The podcast tells Grace’s story through the eyes of Marcy DePina, a Newark, New Jersey-based podcast producer who is also of Cape Verdean descent. Bishop Grace’s flamboyance and notoriety was something DePina grew up hearing about, but most of the Cape Verdeans she knew were mildly ashamed of Grace’s reputation. “My own story and my own family history is intertwined within his story, and he’s always been a figure in the background in my life,” DePina said.. “There was always this lingering question as to whether we were really related to him or not. Because you know family members would whisper about it, but if us kids started asking questions, we were shooed away and told to mind our business, or they would start speaking in Creole so that we couldn’t understand.”
Yet DePina grew up determined to find out why there was so much of a mystery around Grace and his Cape Verdean ancestry. “So, I wanted to look at this from two perspectives: one his own life, but also my own life. I wanted to look at how family history often times––especially when there’s a secret involved––can get buried with a person when they go, and you might never know the truth.”

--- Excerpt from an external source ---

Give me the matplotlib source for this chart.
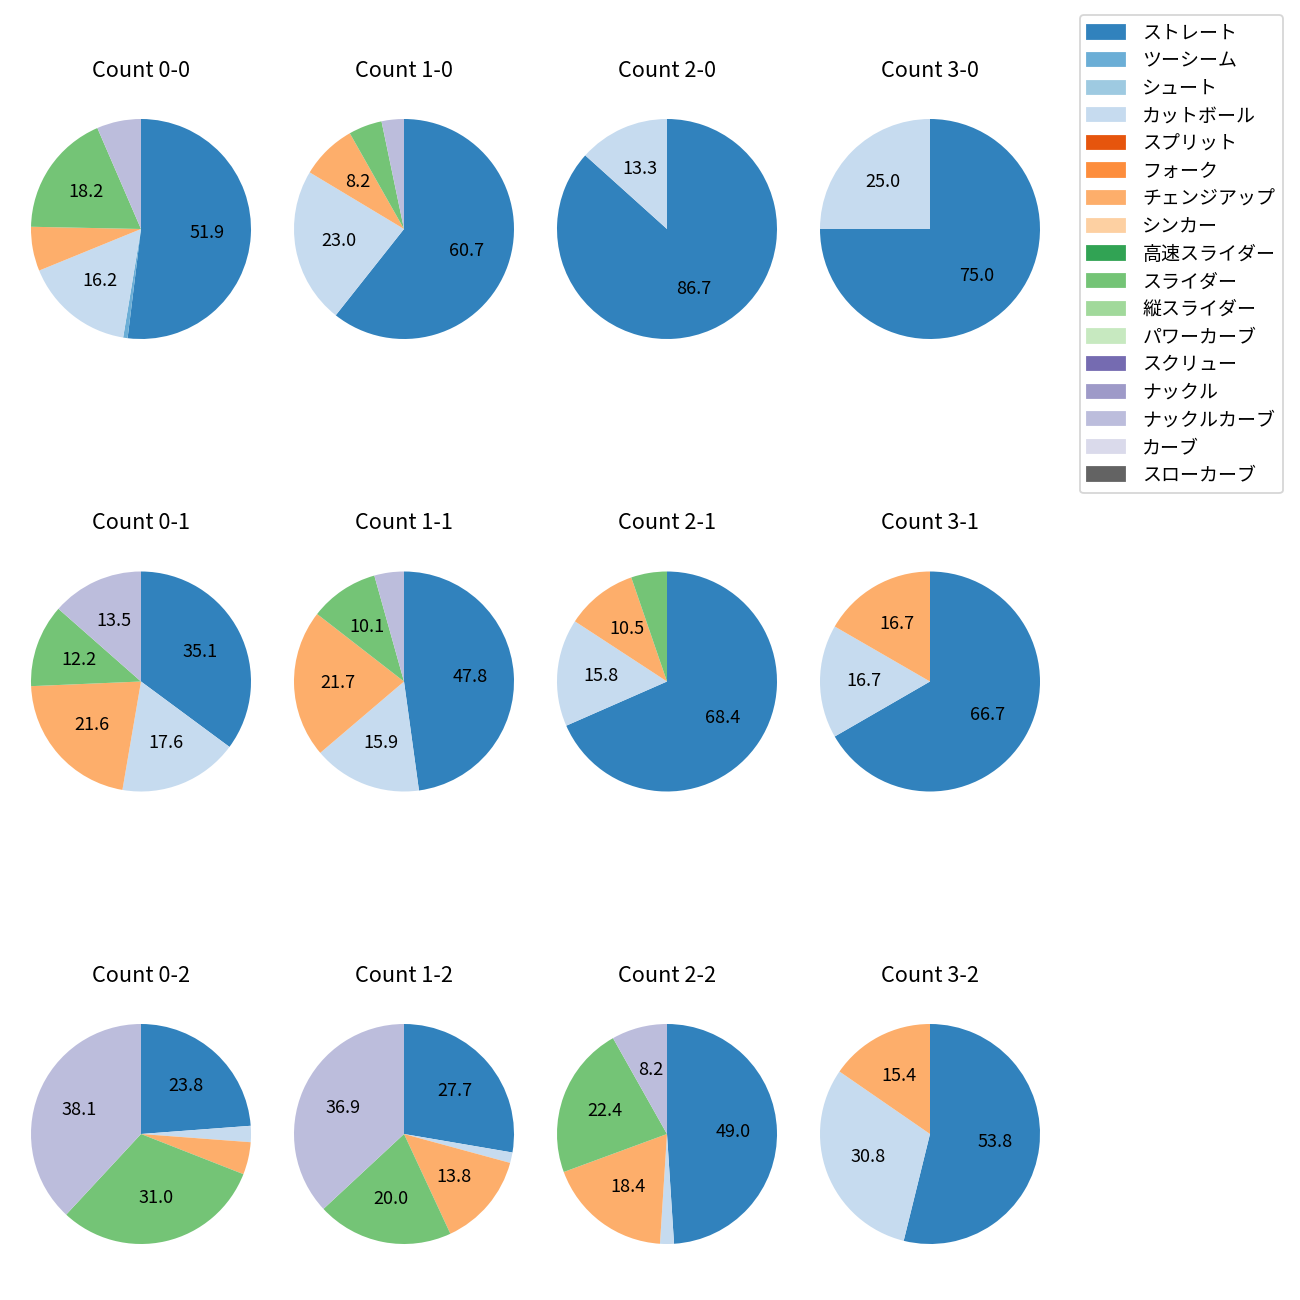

Cape Verdean embarrassment about Bishop Grace was partly tied to the way he was depicted in the public. His religiosity may have been a draw for thousands, but in the majority white press—and sometimes even in the Black press—Grace was portrayed as a charlatan.
UHOP’s financial success had allowed Bishop Grace to make substantial real estate acquisitions: at one point he was known as one of the richest Black men in America. When Grace died in January 1960, the Amsterdam News’ James Hicks wrote “The death of Daddy Grace brings down the curtain on one of the most colorful, religious careers American [sic] has ever known. His acquisition of such properties as the famous Castle at 2 Fairmount Avenue in the Annex at Bridgeport, Conn.; the fabulous El Dorado apartment at 300 Central Park West in New York; his walled manor in Cuba and other choice pieces of real estate in various parts of the world earned he and his followers the title of the wealthiest of religious groups in the nation bar none––and that includes the empire of Father Divine.”
But like Father Divine, Marcus Garvey, Noble Drew Ali, Detroit’s James F. Jones, and countless others, Sweet Daddy Grace was characterized in a way that made him a figure of shame and disdain.
“There was an air of mystery around them. They were talking about radical concepts and very different ways of viewing the world. They were inspiring people to look at themselves from a different perspective and understand their intrinsic value and understand their power––which was radical at that time.
“I think that made them dangerous and I think, for most people living in America, being a Black person in America at that time was so dangerous and people just wanted to stay safe,” DePina said. “Figures like Daddy Grace, Noble Drew Ali, and Marcus Garvey, who held different points of view and had different religious practices and different ideas about spirituality and about what it means to be a Black person. They were seen as dangerous… as subversive and anyone associating with somebody like that could get in trouble.”
The “Sweet Daddy Grace Podcast” is DePina’s attempt to draw another image of Bishop Grace, one that shows his faults, his good deeds, and his philosophy of life. DePina wears many hats beyond being a podcaster. She’s also a DJ and radio host, producer with iHeartPodcasts, executive director at the Newark City Parks Foundation, Inc., a music curator at the Newark Museum of Art, president of the board of directors at Newark Arts, and founder of FORSA! Media Group LLC. Piecing together Bishop Grace’s life story helped DePina understand the rich trajectory of her own life’s work.
“I’m a DJ and one of the biggest things for me is about raising frequency through sound. It’s what I love to do: I love seeing people rejoice and feel those moments of just sheer joy when they’re dancing and they’re enjoying the music or they’re singing along. I had this moment [while deejaying]…where I was just like wow, I kind of feel like I get it, I feel a little bit like Daddy Grace. I’m spreading my own joy, I’m on my own spiritual mission of helping other people but through music. As I was watching people go into a state of trance and shouting and dancing in the congregation at the House of Prayer, I felt that really deep connection in knowing that I was on the right path in telling this story. [C]ertainly this podcast is part of his legacy, but it’s also part of mine.”